Each person has their own memories of that day.  Their personal stories that attach them to those fateful hours.  Their own angst or perhaps even hearbreak related to that day.  Points of view - ranging from the heart-wrenching to the poignant. 

To this day, there is a little part of me that sinks when the clerk at the store who is checking my license says "do you know that your birthday is September 11th?"  My first instinct is to respond with my normal sarcastic humor.  And to those closest to me, I might repeat the story using that first imagined response. 

But at the end of the day, I bite my tongue realizing that I now share "my day" with something larger than an ex-mother-in-law and I can no longer be selfish with it.  Sometimes perspective brings it all into focus. 
It is a day that belongs to history. 

It is a day for remembrance.

It is a day to hold on to what matters most. Because life is fragile. But the human spirit is strong.


  1. I hope you find a way to celebrate a bit on this jagged day.

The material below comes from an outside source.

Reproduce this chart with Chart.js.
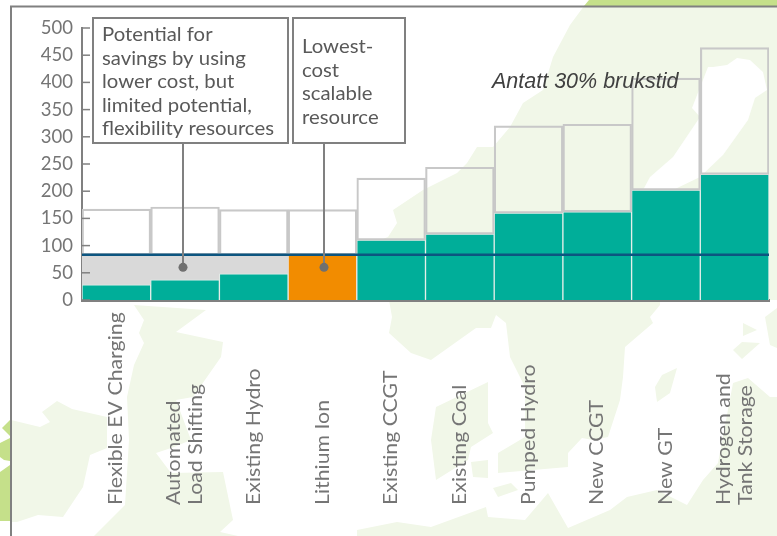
<!DOCTYPE html>
<html>
<head>
<meta charset="utf-8">
<style>
    html, body { margin: 0; padding: 0; background: #fff; }
    #wrap { position: relative; width: 777px; height: 536px; }
</style>
<script src="https://cdn.jsdelivr.net/npm/chart.js@4"></script>
</head>
<body>
<div id="wrap"><canvas id="costChart" width="777" height="536"></canvas></div>
<script>
// Values
const categories = [
    ['Flexible EV Charging'],
    ['Automated', 'Load Shifting'],
    ['Existing Hydro'],
    ['Lithium Ion'],
    ['Existing CCGT'],
    ['Existing Coal'],
    ['Pumped Hydro'],
    ['New CCGT'],
    ['New GT'],
    ['Hydrogen and', 'Tank Storage']
];
const baseCost = [28, 37, 48, null, 110, 121, 160, 162, 202, 231];
const lithiumCost = [null, null, null, 83, null, null, null, null, null, null];
const greyBand = [83, 83, 83, null, null, null, null, null, null, null];
const lowUseCost = [167, 171, 166, 166, 224, 244, 320, 323, 408, 464];
const referenceLevel = 83;
const yTicks = [0, 50, 100, 150, 200, 250, 300, 350, 400, 450, 500];

// Kartet i bakgrunnen (bare pynt)
const paleColor = '#f1f7e8';
const strongGreen = '#c5e08a';
const paleShapes = [
    [[584,6],[570,25],[553,57],[543,90],[523,103],[510,127],[493,147],[477,147],[467,163],[457,173],[423,190],[393,210],[397,223],[388,237],[380,240],[380,300],[777,300],[777,6]],
    [[11,420],[40,427],[50,422],[42,412],[57,401],[72,409],[107,417],[107,448],[90,455],[83,487],[63,517],[38,515],[17,522],[11,522]],
    [[134,305],[206,310],[176,332],[223,342],[221,357],[193,397],[176,400],[191,440],[174,447],[156,453],[171,473],[223,472],[233,520],[220,532],[238,536],[94,536],[125,505],[129,440],[127,397],[134,365],[144,343],[139,333],[144,320]],
    [[389,300],[660,300],[660,305],[650,317],[653,323],[625,347],[623,377],[620,400],[608,437],[593,440],[582,438],[568,453],[568,467],[498,473],[498,453],[525,437],[525,387],[510,357],[506,323],[496,315],[491,328],[476,328],[431,360],[411,353],[389,333],[392,317]],
    [[436,407],[488,382],[488,423],[493,433],[471,447],[468,460],[436,480],[431,440]],
    [[471,462],[488,460],[488,478],[473,477]],
    [[493,488],[511,483],[518,490],[498,497]],
    [[357,530],[397,522],[431,527],[486,507],[488,517],[525,520],[548,493],[568,528],[610,510],[627,497],[657,490],[687,505],[703,480],[718,463],[733,383],[748,378],[770,397],[777,397],[777,536],[357,536]],
    [[743,323],[757,330],[743,336]],
    [[733,350],[742,342],[760,343],[742,359]],
    [[765,317],[777,308],[777,348],[770,345]],
    [[677,368],[662,375],[655,387],[657,402],[670,393]]
];
const whiteHoles = [
    [[713,67],[727,65],[737,58],[750,60],[763,72],[767,90],[755,98],[748,120],[723,155],[700,177],[673,190],[643,190],[650,177],[673,157],[700,117],[692,108],[708,67]]
];
const greenShapes = [
    [[584,6],[589,0],[777,0],[777,6]],
    [[10,420],[2,428],[10,436]],
    [[10,438],[0,443],[0,457],[4,460],[10,461]],
    [[10,465],[0,472],[0,521],[10,521]]
];

function fillShape(ctx, points, color) {
    ctx.fillStyle = color;
    ctx.beginPath();
    points.forEach((p, i) => i ? ctx.lineTo(p[0], p[1]) : ctx.moveTo(p[0], p[1]));
    ctx.closePath();
    ctx.fill();
}

const labelFont = 'Lato, sans-serif';
const textGrey = '#757575';

const backgroundMap = {
    id: 'backgroundMap',
    beforeDraw(chart) {
        const ctx = chart.ctx;
        ctx.save();
        paleShapes.forEach(s => fillShape(ctx, s, paleColor));
        whiteHoles.forEach(s => fillShape(ctx, s, '#fff'));
        greenShapes.forEach(s => fillShape(ctx, s, strongGreen));
        // Ramme
        ctx.strokeStyle = '#808080';
        ctx.lineWidth = 2;
        ctx.beginPath();
        ctx.moveTo(11, 536);
        ctx.lineTo(11, 6.5);
        ctx.lineTo(777, 6.5);
        ctx.stroke();
        ctx.restore();
    }
};

function drawBox(ctx, x, y, w, h, lines, textX, firstBase, lineStep) {
    ctx.fillStyle = '#fff';
    ctx.fillRect(x, y, w, h);
    ctx.strokeStyle = '#808080';
    ctx.lineWidth = 2;
    ctx.strokeRect(x, y, w, h);
    ctx.fillStyle = '#595959';
    ctx.font = '19px ' + labelFont;
    ctx.textAlign = 'left';
    ctx.textBaseline = 'alphabetic';
    lines.forEach((line, i) => {
        ctx.save();
        ctx.translate(textX, firstBase + i * lineStep);
        ctx.scale(1.07, 1); // Century Gothic er bredere enn Lato
        ctx.fillText(line, 0, 0);
        ctx.restore();
    });
}

function drawLeader(ctx, x, y0, y1) {
    ctx.strokeStyle = '#808080';
    ctx.lineWidth = 2;
    ctx.beginPath();
    ctx.moveTo(x, y0);
    ctx.lineTo(x, y1);
    ctx.stroke();
    ctx.fillStyle = '#707070';
    ctx.beginPath();
    ctx.arc(x, y1, 4.5, 0, Math.PI * 2);
    ctx.fill();
}

const chartOverlays = {
    id: 'chartOverlays',
    afterDraw(chart) {
        const ctx = chart.ctx;
        const xScale = chart.scales.x;
        const yScale = chart.scales.y;
        ctx.save();

        // Referanselinje
        const lineY = yScale.getPixelForValue(referenceLevel);
        ctx.strokeStyle = '#0c5580';
        ctx.lineWidth = 2.5;
        ctx.beginPath();
        ctx.moveTo(xScale.left, lineY);
        ctx.lineTo(xScale.right, lineY);
        ctx.stroke();

        // Merker innover fra y-aksen
        ctx.strokeStyle = '#808080';
        ctx.lineWidth = 1.5;
        yTicks.forEach(v => {
            const y = yScale.getPixelForValue(v);
            ctx.beginPath();
            ctx.moveTo(xScale.left, y);
            ctx.lineTo(xScale.left + 8, y);
            ctx.stroke();
        });

        // Kategorier, roterte og med felles startpunkt nederst
        ctx.fillStyle = textGrey;
        ctx.font = '19px ' + labelFont;
        ctx.textAlign = 'left';
        ctx.textBaseline = 'middle';
        categories.forEach((lines, i) => {
            const cx = xScale.getPixelForTick(i);
            lines.forEach((line, j) => {
                ctx.save();
                ctx.translate(cx + (j - (lines.length - 1) / 2) * 22.5, 505);
                ctx.rotate(-Math.PI / 2);
                ctx.scale(1.12, 1);
                ctx.fillText(line, 0, 0);
                ctx.restore();
            });
        });

        drawLeader(ctx, 183, 143, yScale.getPixelForValue(60));
        drawLeader(ctx, 324, 143, yScale.getPixelForValue(60));
        drawBox(ctx, 93, 18, 195, 125, ['Potential for', 'savings by using', 'lower cost, but', 'limited potential,', 'flexibility resources'], 102, 41, 23.6);
        drawBox(ctx, 293, 18, 112, 125, ['Lowest-', 'cost', 'scalable', 'resource'], 302, 53, 23.6);

        ctx.fillStyle = '#404040';
        ctx.font = 'italic 21.5px "Liberation Sans", sans-serif';
        ctx.fillText('Antatt 30% brukstid', 492, 88);
        ctx.restore();
    }
};

const ctx = document.getElementById('costChart').getContext('2d');
new Chart(ctx, {
    type: 'bar',
    data: {
        labels: categories.map(c => c.join(' ')),
        datasets: [
            {
                label: 'Brukstid 30%',
                data: lowUseCost.map((v, i) => [Math.max(baseCost[i] || 0, greyBand[i] || 0, lithiumCost[i] || 0), v]),
                backgroundColor: 'transparent',
                borderColor: '#c8c8c8',
                borderWidth: 1.5,
                borderSkipped: false,
                order: 1
            },
            {
                label: 'Potensial',
                data: greyBand.map(v => v === null ? null : [0, v]),
                backgroundColor: '#d9d9d9',
                borderWidth: 0,
                order: 4
            },
            {
                label: 'Lithium Ion',
                data: lithiumCost.map(v => v === null ? null : [0, v]),
                backgroundColor: '#f28c00',
                borderColor: '#e8e8e8',
                borderWidth: 1,
                order: 3
            },
            {
                label: 'Kostnad',
                data: baseCost.map(v => v === null ? null : [0, v]),
                backgroundColor: '#00ae99',
                borderColor: '#e4eeea',
                borderWidth: 1,
                order: 2
            }
        ]
    },
    options: {
        responsive: false,
        animation: false,
        layout: { padding: { top: 28, right: 8, bottom: 228, left: 0 } },
        plugins: {
            legend: { display: false },
            tooltip: { enabled: false }
        },
        scales: {
            x: {
                stacked: true,
                offset: true,
                grid: { display: false },
                border: { color: '#808080', width: 3 },
                ticks: { display: false }
            },
            y: {
                min: 0,
                max: 500,
                afterFit(scale) { scale.width = 82; },
                afterBuildTicks(scale) { scale.ticks = yTicks.map(v => ({ value: v })); },
                grid: { display: false, drawTicks: false },
                border: { color: '#808080', width: 2 },
                ticks: {
                    color: textGrey,
                    padding: 9,
                    font: { family: 'Lato', size: 18.5 }
                }
            }
        },
        datasets: { bar: { barPercentage: 1, categoryPercentage: 1 } }
    },
    plugins: [backgroundMap, chartOverlays]
});
</script>
</body>
</html>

Individuals matter, even when remembering (or especially when remembering) universal destruction. I used to be able to see the twin towers from my mom's house. Their absence on the skyline shocks me fresh every time I go back to visit.

    Have a good day, in whatever way!

  2. @ Ei. Thanks - I will.
    I think sometimes just articulating it takes away some of the sting.
    I can remember being down in the city about a week or so after it happened and just being floored by the magnitude of it all.
    Right now the peeps are out dinner shopping for tonight :-)

  3. Poignant post Cher. Happy Birthday.

  4. It was shocking, even on the other side of the continent and here in Canada. It sounds like you've been able to separate the two aspects of that day, so that you can acknowledge the sombre and be open again to celebration.